Solve the following pair of simultaneous equations for x and y.
ax+y=c
x+by=d
I don't know why I can't get this one, because it seems pretty simple.
So far I've done this:
I multiplied 1 and 2 and got abx+by=cb
Then I added that and 2 together and got abx+x+2by=cd+d
x(ab+1)+2by=cd+d
(cb+d)/(ab+1)=x+2by
(cd+d)/(ab+1)-2by=x
However the answer in the back of the book is: x=(d-bc)/(1-ab).

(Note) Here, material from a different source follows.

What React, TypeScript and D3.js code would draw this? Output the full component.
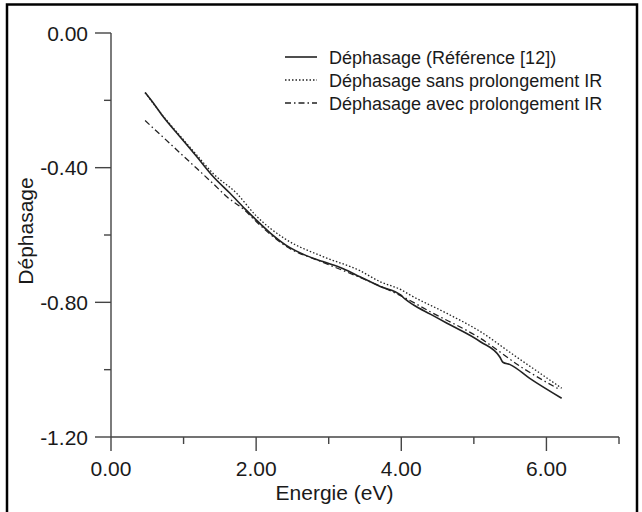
import React from "react";
import * as d3 from "d3";

const energyRef = [0.47, 0.6, 0.72, 0.95, 1.18, 1.41, 1.64, 1.85, 2.0, 2.2, 2.41, 2.7, 2.92, 3.2, 3.43, 3.71, 3.99, 4.05, 4.17, 4.4, 4.63, 5.09, 5.36, 5.4, 5.5, 5.77, 6.21];
const phaseRef = [-0.177, -0.213, -0.249, -0.308, -0.367, -0.427, -0.476, -0.523, -0.555, -0.595, -0.63, -0.662, -0.679, -0.7, -0.724, -0.753, -0.778, -0.79, -0.808, -0.835, -0.862, -0.917, -0.963, -0.978, -0.985, -1.026, -1.085];

const energySans = [0.47, 0.72, 0.95, 1.18, 1.41, 1.73, 2.0, 2.41, 2.92, 3.43, 3.71, 4.0, 4.12, 4.63, 5.09, 5.54, 6.21];
const phaseSans = [-0.177, -0.247, -0.305, -0.362, -0.418, -0.476, -0.543, -0.613, -0.664, -0.706, -0.739, -0.763, -0.778, -0.833, -0.887, -0.955, -1.055];

const energyAvec = [0.47, 0.72, 0.95, 1.18, 1.4, 1.6, 1.85, 2.0, 2.41, 2.92, 3.43, 3.99, 4.4, 5.09, 5.68, 6.19];
const phaseAvec = [-0.26, -0.31, -0.356, -0.402, -0.446, -0.487, -0.528, -0.56, -0.633, -0.681, -0.726, -0.78, -0.828, -0.907, -0.996, -1.06];

const xMajorTicks = [0, 2, 4, 6];
const xMinorTicks = [1, 3, 5, 7];
const yMajorTicks = [0, -0.4, -0.8, -1.2];
const yMinorTicks = [-0.2, -0.6, -1.0];

const legendLabels = [
  "Déphasage (Référence [12])",
  "Déphasage sans prolongement IR",
  "Déphasage avec prolongement IR",
];
const legendDash = ["none", "1.5,2", "6,3,1.5,3"];

const xLabel = "Energie (eV)";
const yLabel = "Déphasage";

export default function App() {
  const x = d3.scaleLinear().domain([0, 7]).range([111, 619]);
  const y = d3.scaleLinear().domain([0, -1.2]).range([33, 437]);
  const line = d3
    .line<[number, number]>()
    .x((d) => x(d[0]))
    .y((d) => y(d[1]))
    .curve(d3.curveMonotoneX);

  const series = [
    { e: energyRef, p: phaseRef, dash: legendDash[0], w: 1.6 },
    { e: energySans, p: phaseSans, dash: legendDash[1], w: 1.3 },
    { e: energyAvec, p: phaseAvec, dash: legendDash[2], w: 1.3 },
  ];

  const font = "'Liberation Sans', Arial, sans-serif";
  const axisColor = "#444";
  const textColor = "#1a1a1a";

  return (
    <svg
      width={642}
      height={512}
      style={{ position: "absolute", left: 0, top: 0, background: "#fff" }}
      fontFamily={font}
    >
      <rect x={0} y={0} width={642} height={512} fill="#fff" />
      {/* frame */}
      <path d="M7,520 L7,4.5 L637,4.5 L637,520" fill="none" stroke="#000" strokeWidth={2.5} />

      {/* axes */}
      <line x1={x(0)} x2={x(7)} y1={y(-1.2)} y2={y(-1.2)} stroke={axisColor} strokeWidth={1.4} />
      <line x1={x(0)} x2={x(0)} y1={y(0)} y2={y(-1.2)} stroke={axisColor} strokeWidth={1.4} />

      {xMajorTicks.map((t) => (
        <g key={"xM" + t}>
          <line x1={x(t)} x2={x(t)} y1={y(-1.2)} y2={y(-1.2) + 14} stroke={axisColor} strokeWidth={1.4} />
          <text x={x(t)} y={476} textAnchor="middle" fontSize={21} fill={textColor}>
            {t.toFixed(2)}
          </text>
        </g>
      ))}
      {xMinorTicks.map((t) => (
        <line key={"xm" + t} x1={x(t)} x2={x(t)} y1={y(-1.2)} y2={y(-1.2) + 7} stroke={axisColor} strokeWidth={1.4} />
      ))}
      {yMajorTicks.map((t) => (
        <g key={"yM" + t}>
          <line x1={x(0) - 16} x2={x(0)} y1={y(t)} y2={y(t)} stroke={axisColor} strokeWidth={1.4} />
          <text x={88} y={y(t) + 7.5} textAnchor="end" fontSize={21} fill={textColor}>
            {t.toFixed(2)}
          </text>
        </g>
      ))}
      {yMinorTicks.map((t) => (
        <line key={"ym" + t} x1={x(0) - 7} x2={x(0)} y1={y(t)} y2={y(t)} stroke={axisColor} strokeWidth={1.4} />
      ))}

      <text x={334.5} y={500} textAnchor="middle" fontSize={21} fill={textColor}>
        {xLabel}
      </text>
      <text
        transform={`translate(33,231) rotate(-90)`}
        textAnchor="middle"
        fontSize={21}
        fill={textColor}
      >
        {yLabel}
      </text>

      {/* curves */}
      {series.map((s, i) => (
        <path
          key={"s" + i}
          d={line(s.e.map((e, j) => [e, s.p[j]] as [number, number])) || ""}
          fill="none"
          stroke="#222"
          strokeWidth={s.w}
          strokeDasharray={s.dash}
        />
      ))}

      {/* legend */}
      {legendLabels.map((lab, i) => {
        const cy = 57 + i * 23;
        return (
          <g key={"lg" + i}>
            <line x1={285} x2={317} y1={cy} y2={cy} stroke="#222" strokeWidth={series[i].w} strokeDasharray={legendDash[i]} />
            <text x={329} y={cy + 6.5} fontSize={18} fill={textColor}>
              {lab}
            </text>
          </g>
        );
      })}
    </svg>
  );
}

I'm just not too sure where I went wrong.
Thanks.
You have solved the equations for x in terms of y, not in terms of just a,b ,c ,d.
Start here:
ax+y=c
x+by=d
Multiply the second equation by a:
ax+y=c
ax+aby=ad
Now subtract the second equation from the first:
(ax+y) - (ax + aby) = c - ad
Take it from here.
-Dan
Thanks so much guys.
I ended up getting y=(ad-c)/(ab-1).
Now when I sub that into one of the other equations, can I do it into any of them?
Cause I tried with subbing it in to the first equation.
I got stuck again with my algebra this time.
So its ax+(ad-c)/(ab-1)=c.
What should I do first? The a or something else.
Thanks again though guys. Your great helpers.